When we consider all the many forms of pollution, light pollution is almost always overlooked. A starless sky is taken for granted in the city, as residents rely on bright street lights and home flood lights for security and convenience. According to a recent study performed by researchers at the National Oceanographic and Atmosphere Administration (NOAA), however, the cost of this safety and security is much higher than starless nights.
Many air toxins released in urban environments, like ozone, collect during the day and are dispersed at night through a series of chemical reactions in the atmosphere. The primary reactant studied, the nitrate radical, renders many toxins harmless, but it is inactivated by the sunlight. Though the lights used on homes, businesses and streets are nowhere near as powerful as the sun, the study shows that the nitrate radical is significantly impaired by them.
Measurements from the atmosphere over Los Angeles found the city’s lights were responsible for decreasing nitrate radical formation by 7% and increasing the amount of ozone precursors by 5% the next day. This may not sound like much, but a large number of US cities are nearing or exceeding federal clean air guidelines already. The problem becomes more significant, when we consider that those metal halide and high-pressure sodium lights, the most common forms of street lighting, cause more pollution through nightly operation.
Light pollution also has a number of other effects uncovered in recent years. The mechanism behind a previously identified link between light pollution and an increase in breast cancer has been uncovered by researchers studying the effects of melatonin. Production of melatonin in the brain happens primarily in darkness, and melatonin was found to inactivate the effects of sex hormones on reproductive tissues. Many disorders, from prostate cancer to insomnia and PMS, are exacerbated when night-lighting decreases melatonin production.
This isn’t a surprise given that animal breeding cycles are largely determined by the changing length of night during the year. Light pollution can cause serious problems to wildlife by disrupting breeding cycles and interfering with migratory patterns. According to researchers at Purdue, light also damages many common deciduous trees and shrubs, as these plants rely on the changing length of night as well.

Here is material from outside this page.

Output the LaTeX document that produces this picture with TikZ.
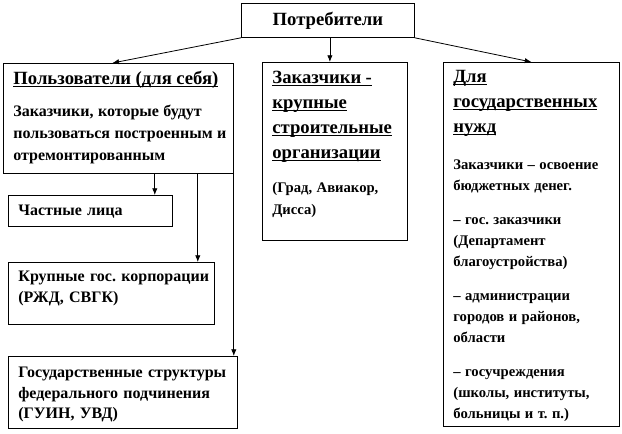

Policy-makers, business owners, and individuals need to become aware of the costs of light pollution and make the necessary adjustments. There are immediate benefits to doing so, including lower energy bills and less fossil fuel pollution. Fixing this problem is as easy as turning out the lights, but it does not necessarily mean compromising on safety or convenience. Traditional lights can be exchanged for dark sky lighting, directed LED lights or directed at the ground, with extended-hood attachments, to reduce sky glare significantly.